EXERCISE: All of the lines below are to be transcribed faithfully, with pictures excluded from the copy.
++++ PROVIDED DATA ++++
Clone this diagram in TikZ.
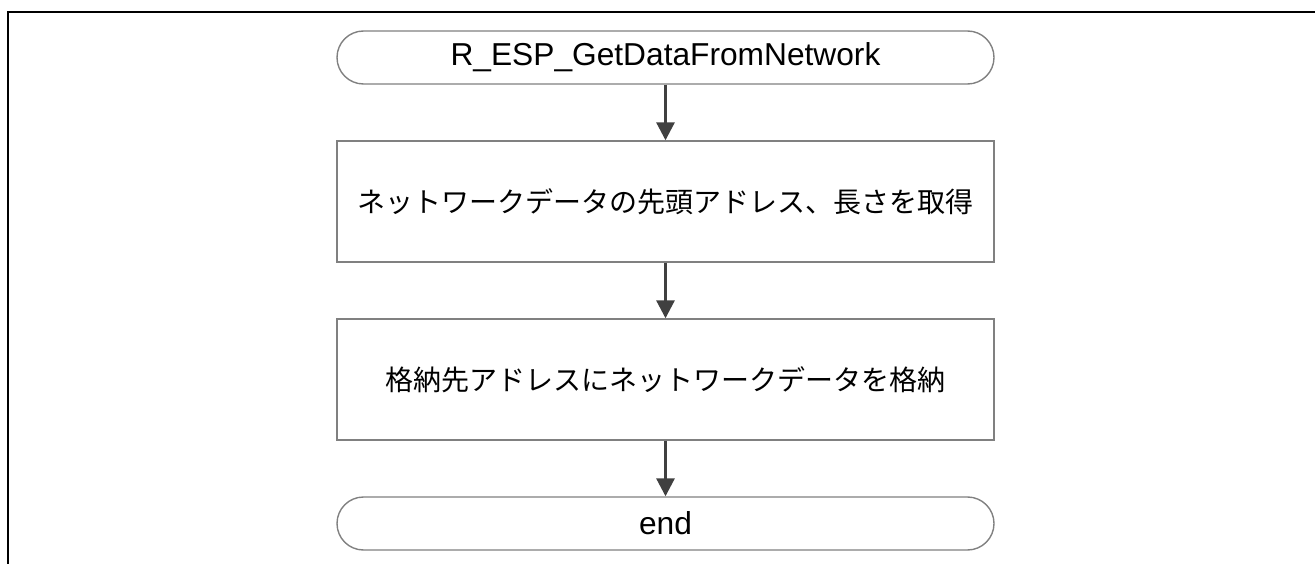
\documentclass[tikz,border=0pt]{standalone}
\usepackage{fontspec}
\setmainfont{Liberation Sans}
\newfontfamily\jp{Noto Sans CJK JP}
\usetikzlibrary{arrows.meta}
\definecolor{boxgray}{HTML}{808080}
\definecolor{arrowgray}{HTML}{404040}
\tikzset{
  term/.style={draw=boxgray, line width=1.4pt, rounded corners=26.5pt,
    minimum width=657pt, minimum height=53pt, inner sep=0pt,
    font=\fontsize{31.7}{38}\selectfont},
  procbox/.style={draw=boxgray, line width=1.4pt,
    minimum width=657pt, minimum height=121pt, inner sep=0pt,
    font=\jp\fontsize{28}{34}\selectfont},
  flow/.style={draw=arrowgray, line width=3pt,
    -{Triangle[length=18pt,width=18pt]}},
  frame/.style={draw=black, line width=2pt}
}
\begin{document}
\begin{tikzpicture}[x=1pt,y=-1pt]
\useasboundingbox (0,0) rectangle (1315,564);
\coordinate (fr1) at (1315,12.5);
\coordinate (fr2) at (8,12.5);
\coordinate (fr3) at (8,564);
\draw[frame] (fr1) -- (fr2) -- (fr3);
\node[term] (start) at (665.5,57.5) {R\_ESP\_GetDataFromNetwork};
\node[procbox] (b1) at (665.5,201.5) {ネットワークデータの先頭アドレス、長さを取得};
\node[procbox] (b2) at (665.5,379.5) {格納先アドレスにネットワークデータを格納};
\node[term] (end) at (665.5,523.5) {end};
\draw[flow] (start) -- (b1);
\draw[flow] (b1) -- (b2);
\draw[flow] (b2) -- (end);
\end{tikzpicture}
\end{document}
++++
WRITTEN SOLUTION:
Clone this diagram in TikZ.
\documentclass[tikz,border=0pt]{standalone}
\usepackage{fontspec}
\setmainfont{Liberation Sans}
\newfontfamily\jp{Noto Sans CJK JP}
\usetikzlibrary{arrows.meta}
\definecolor{boxgray}{HTML}{808080}
\definecolor{arrowgray}{HTML}{404040}
\tikzset{
  term/.style={draw=boxgray, line width=1.4pt, rounded corners=26.5pt,
    minimum width=657pt, minimum height=53pt, inner sep=0pt,
    font=\fontsize{31.7}{38}\selectfont},
  procbox/.style={draw=boxgray, line width=1.4pt,
    minimum width=657pt, minimum height=121pt, inner sep=0pt,
    font=\jp\fontsize{28}{34}\selectfont},
  flow/.style={draw=arrowgray, line width=3pt,
    -{Triangle[length=18pt,width=18pt]}},
  frame/.style={draw=black, line width=2pt}
}
\begin{document}
\begin{tikzpicture}[x=1pt,y=-1pt]
\useasboundingbox (0,0) rectangle (1315,564);
\coordinate (fr1) at (1315,12.5);
\coordinate (fr2) at (8,12.5);
\coordinate (fr3) at (8,564);
\draw[frame] (fr1) -- (fr2) -- (fr3);
\node[term] (start) at (665.5,57.5) {R\_ESP\_GetDataFromNetwork};
\node[procbox] (b1) at (665.5,201.5) {ネットワークデータの先頭アドレス、長さを取得};
\node[procbox] (b2) at (665.5,379.5) {格納先アドレスにネットワークデータを格納};
\node[term] (end) at (665.5,523.5) {end};
\draw[flow] (start) -- (b1);
\draw[flow] (b1) -- (b2);
\draw[flow] (b2) -- (end);
\end{tikzpicture}
\end{document}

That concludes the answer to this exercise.